- [Dataset excerpt]:
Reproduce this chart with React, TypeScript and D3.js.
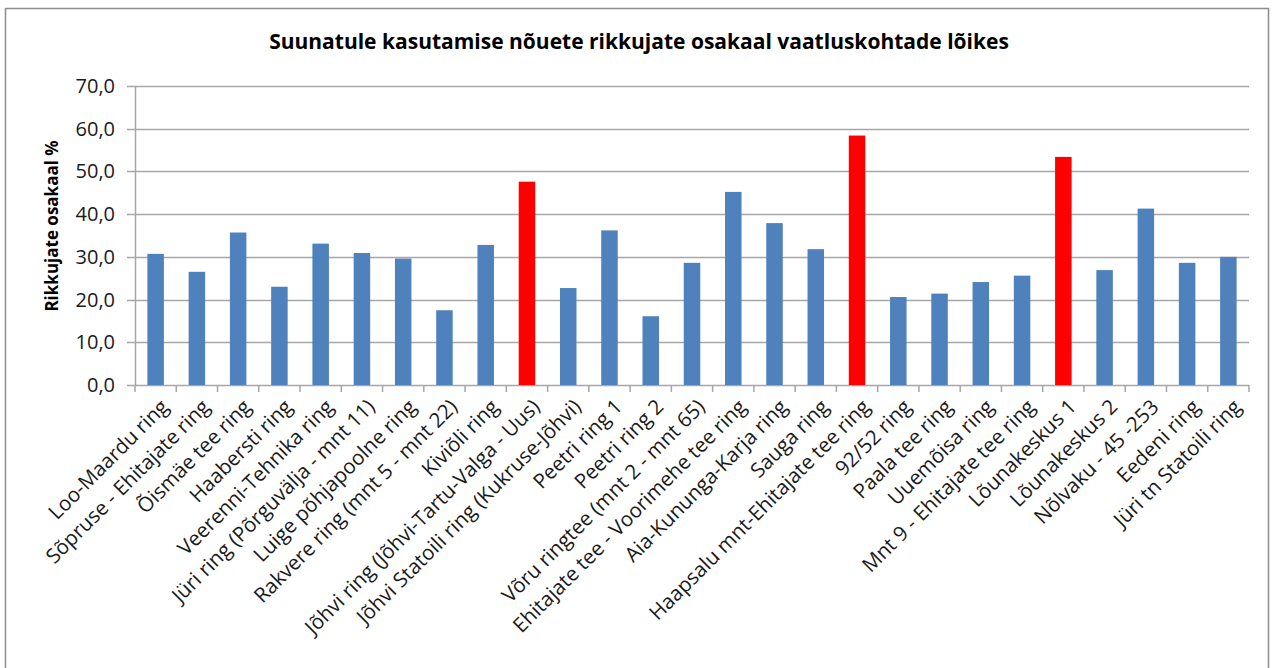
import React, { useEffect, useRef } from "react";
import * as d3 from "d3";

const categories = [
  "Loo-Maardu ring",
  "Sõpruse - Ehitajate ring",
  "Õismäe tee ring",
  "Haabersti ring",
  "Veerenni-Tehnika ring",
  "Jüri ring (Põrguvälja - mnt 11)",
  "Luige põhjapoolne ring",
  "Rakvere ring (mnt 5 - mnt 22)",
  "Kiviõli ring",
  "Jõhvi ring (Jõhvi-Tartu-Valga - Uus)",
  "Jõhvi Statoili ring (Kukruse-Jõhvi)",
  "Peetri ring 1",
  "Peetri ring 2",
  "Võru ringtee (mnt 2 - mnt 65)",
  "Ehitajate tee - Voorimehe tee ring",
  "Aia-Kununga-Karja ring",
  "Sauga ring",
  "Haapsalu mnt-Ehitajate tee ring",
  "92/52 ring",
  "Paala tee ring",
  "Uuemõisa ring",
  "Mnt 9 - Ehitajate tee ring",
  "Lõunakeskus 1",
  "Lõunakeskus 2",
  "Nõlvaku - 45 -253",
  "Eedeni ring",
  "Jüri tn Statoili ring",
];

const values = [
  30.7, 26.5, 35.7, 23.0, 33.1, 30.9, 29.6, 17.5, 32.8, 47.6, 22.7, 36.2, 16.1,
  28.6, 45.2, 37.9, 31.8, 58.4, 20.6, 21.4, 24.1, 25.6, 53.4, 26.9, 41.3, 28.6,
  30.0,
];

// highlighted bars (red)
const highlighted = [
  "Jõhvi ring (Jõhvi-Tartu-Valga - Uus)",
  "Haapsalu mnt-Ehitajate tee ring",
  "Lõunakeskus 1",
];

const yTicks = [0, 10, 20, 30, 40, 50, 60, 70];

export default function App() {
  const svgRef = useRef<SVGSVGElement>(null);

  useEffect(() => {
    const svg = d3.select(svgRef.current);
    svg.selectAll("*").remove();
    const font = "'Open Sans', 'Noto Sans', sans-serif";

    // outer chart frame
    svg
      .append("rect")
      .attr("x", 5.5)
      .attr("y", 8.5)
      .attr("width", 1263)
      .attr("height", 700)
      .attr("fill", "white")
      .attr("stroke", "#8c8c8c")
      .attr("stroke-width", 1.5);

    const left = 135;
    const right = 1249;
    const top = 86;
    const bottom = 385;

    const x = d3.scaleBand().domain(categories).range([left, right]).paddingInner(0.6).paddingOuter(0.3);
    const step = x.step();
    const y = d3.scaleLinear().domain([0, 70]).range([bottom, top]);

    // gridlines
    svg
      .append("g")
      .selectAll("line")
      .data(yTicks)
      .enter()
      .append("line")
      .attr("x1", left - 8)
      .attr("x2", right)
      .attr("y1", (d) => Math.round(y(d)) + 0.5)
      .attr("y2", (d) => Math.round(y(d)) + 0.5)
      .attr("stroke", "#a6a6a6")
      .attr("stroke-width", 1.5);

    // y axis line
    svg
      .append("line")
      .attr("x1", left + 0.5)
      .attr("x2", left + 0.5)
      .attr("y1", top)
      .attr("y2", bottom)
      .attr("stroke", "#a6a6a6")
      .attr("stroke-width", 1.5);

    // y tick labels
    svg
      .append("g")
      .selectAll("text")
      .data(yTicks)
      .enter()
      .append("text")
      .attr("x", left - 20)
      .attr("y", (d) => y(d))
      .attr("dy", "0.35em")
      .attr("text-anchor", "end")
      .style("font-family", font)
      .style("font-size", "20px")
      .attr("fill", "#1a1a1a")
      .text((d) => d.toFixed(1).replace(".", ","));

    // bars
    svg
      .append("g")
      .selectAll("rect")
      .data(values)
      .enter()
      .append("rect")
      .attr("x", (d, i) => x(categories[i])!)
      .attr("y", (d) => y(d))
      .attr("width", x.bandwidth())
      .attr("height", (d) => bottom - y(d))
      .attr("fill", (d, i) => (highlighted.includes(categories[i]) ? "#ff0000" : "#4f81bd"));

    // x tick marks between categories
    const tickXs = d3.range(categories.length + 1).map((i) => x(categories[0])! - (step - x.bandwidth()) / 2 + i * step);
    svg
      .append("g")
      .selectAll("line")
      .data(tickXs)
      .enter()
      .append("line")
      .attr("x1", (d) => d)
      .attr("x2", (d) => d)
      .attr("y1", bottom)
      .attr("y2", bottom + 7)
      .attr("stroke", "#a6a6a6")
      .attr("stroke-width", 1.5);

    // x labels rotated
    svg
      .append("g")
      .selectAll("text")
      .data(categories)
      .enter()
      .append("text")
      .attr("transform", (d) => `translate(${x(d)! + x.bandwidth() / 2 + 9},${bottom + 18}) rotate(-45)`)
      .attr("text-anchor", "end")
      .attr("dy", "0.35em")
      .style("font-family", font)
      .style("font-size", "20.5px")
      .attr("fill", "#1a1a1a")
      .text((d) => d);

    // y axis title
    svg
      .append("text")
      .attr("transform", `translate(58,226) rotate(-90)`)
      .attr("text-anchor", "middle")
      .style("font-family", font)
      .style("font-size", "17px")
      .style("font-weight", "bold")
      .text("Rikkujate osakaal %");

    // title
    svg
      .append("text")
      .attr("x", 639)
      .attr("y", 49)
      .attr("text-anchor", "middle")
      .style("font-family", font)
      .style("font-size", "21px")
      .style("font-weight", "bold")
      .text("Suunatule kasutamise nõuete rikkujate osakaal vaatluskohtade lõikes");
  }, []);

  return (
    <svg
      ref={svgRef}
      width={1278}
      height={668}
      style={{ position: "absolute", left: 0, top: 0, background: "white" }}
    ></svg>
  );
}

- [Task details]: Copy out each line word for word, please, skipping the images.

- [Problem solution]:
Reproduce this chart with React, TypeScript and D3.js.
import React, { useEffect, useRef } from "react";
import * as d3 from "d3";

const categories = [
  "Loo-Maardu ring",
  "Sõpruse - Ehitajate ring",
  "Õismäe tee ring",
  "Haabersti ring",
  "Veerenni-Tehnika ring",
  "Jüri ring (Põrguvälja - mnt 11)",
  "Luige põhjapoolne ring",
  "Rakvere ring (mnt 5 - mnt 22)",
  "Kiviõli ring",
  "Jõhvi ring (Jõhvi-Tartu-Valga - Uus)",
  "Jõhvi Statoili ring (Kukruse-Jõhvi)",
  "Peetri ring 1",
  "Peetri ring 2",
  "Võru ringtee (mnt 2 - mnt 65)",
  "Ehitajate tee - Voorimehe tee ring",
  "Aia-Kununga-Karja ring",
  "Sauga ring",
  "Haapsalu mnt-Ehitajate tee ring",
  "92/52 ring",
  "Paala tee ring",
  "Uuemõisa ring",
  "Mnt 9 - Ehitajate tee ring",
  "Lõunakeskus 1",
  "Lõunakeskus 2",
  "Nõlvaku - 45 -253",
  "Eedeni ring",
  "Jüri tn Statoili ring",
];

const values = [
  30.7, 26.5, 35.7, 23.0, 33.1, 30.9, 29.6, 17.5, 32.8, 47.6, 22.7, 36.2, 16.1,
  28.6, 45.2, 37.9, 31.8, 58.4, 20.6, 21.4, 24.1, 25.6, 53.4, 26.9, 41.3, 28.6,
  30.0,
];

// highlighted bars (red)
const highlighted = [
  "Jõhvi ring (Jõhvi-Tartu-Valga - Uus)",
  "Haapsalu mnt-Ehitajate tee ring",
  "Lõunakeskus 1",
];

const yTicks = [0, 10, 20, 30, 40, 50, 60, 70];

export default function App() {
  const svgRef = useRef<SVGSVGElement>(null);

  useEffect(() => {
    const svg = d3.select(svgRef.current);
    svg.selectAll("*").remove();
    const font = "'Open Sans', 'Noto Sans', sans-serif";

    // outer chart frame
    svg
      .append("rect")
      .attr("x", 5.5)
      .attr("y", 8.5)
      .attr("width", 1263)
      .attr("height", 700)
      .attr("fill", "white")
      .attr("stroke", "#8c8c8c")
      .attr("stroke-width", 1.5);

    const left = 135;
    const right = 1249;
    const top = 86;
    const bottom = 385;

    const x = d3.scaleBand().domain(categories).range([left, right]).paddingInner(0.6).paddingOuter(0.3);
    const step = x.step();
    const y = d3.scaleLinear().domain([0, 70]).range([bottom, top]);

    // gridlines
    svg
      .append("g")
      .selectAll("line")
      .data(yTicks)
      .enter()
      .append("line")
      .attr("x1", left - 8)
      .attr("x2", right)
      .attr("y1", (d) => Math.round(y(d)) + 0.5)
      .attr("y2", (d) => Math.round(y(d)) + 0.5)
      .attr("stroke", "#a6a6a6")
      .attr("stroke-width", 1.5);

    // y axis line
    svg
      .append("line")
      .attr("x1", left + 0.5)
      .attr("x2", left + 0.5)
      .attr("y1", top)
      .attr("y2", bottom)
      .attr("stroke", "#a6a6a6")
      .attr("stroke-width", 1.5);

    // y tick labels
    svg
      .append("g")
      .selectAll("text")
      .data(yTicks)
      .enter()
      .append("text")
      .attr("x", left - 20)
      .attr("y", (d) => y(d))
      .attr("dy", "0.35em")
      .attr("text-anchor", "end")
      .style("font-family", font)
      .style("font-size", "20px")
      .attr("fill", "#1a1a1a")
      .text((d) => d.toFixed(1).replace(".", ","));

    // bars
    svg
      .append("g")
      .selectAll("rect")
      .data(values)
      .enter()
      .append("rect")
      .attr("x", (d, i) => x(categories[i])!)
      .attr("y", (d) => y(d))
      .attr("width", x.bandwidth())
      .attr("height", (d) => bottom - y(d))
      .attr("fill", (d, i) => (highlighted.includes(categories[i]) ? "#ff0000" : "#4f81bd"));

    // x tick marks between categories
    const tickXs = d3.range(categories.length + 1).map((i) => x(categories[0])! - (step - x.bandwidth()) / 2 + i * step);
    svg
      .append("g")
      .selectAll("line")
      .data(tickXs)
      .enter()
      .append("line")
      .attr("x1", (d) => d)
      .attr("x2", (d) => d)
      .attr("y1", bottom)
      .attr("y2", bottom + 7)
      .attr("stroke", "#a6a6a6")
      .attr("stroke-width", 1.5);

    // x labels rotated
    svg
      .append("g")
      .selectAll("text")
      .data(categories)
      .enter()
      .append("text")
      .attr("transform", (d) => `translate(${x(d)! + x.bandwidth() / 2 + 9},${bottom + 18}) rotate(-45)`)
      .attr("text-anchor", "end")
      .attr("dy", "0.35em")
      .style("font-family", font)
      .style("font-size", "20.5px")
      .attr("fill", "#1a1a1a")
      .text((d) => d);

    // y axis title
    svg
      .append("text")
      .attr("transform", `translate(58,226) rotate(-90)`)
      .attr("text-anchor", "middle")
      .style("font-family", font)
      .style("font-size", "17px")
      .style("font-weight", "bold")
      .text("Rikkujate osakaal %");

    // title
    svg
      .append("text")
      .attr("x", 639)
      .attr("y", 49)
      .attr("text-anchor", "middle")
      .style("font-family", font)
      .style("font-size", "21px")
      .style("font-weight", "bold")
      .text("Suunatule kasutamise nõuete rikkujate osakaal vaatluskohtade lõikes");
  }, []);

  return (
    <svg
      ref={svgRef}
      width={1278}
      height={668}
      style={{ position: "absolute", left: 0, top: 0, background: "white" }}
    ></svg>
  );
}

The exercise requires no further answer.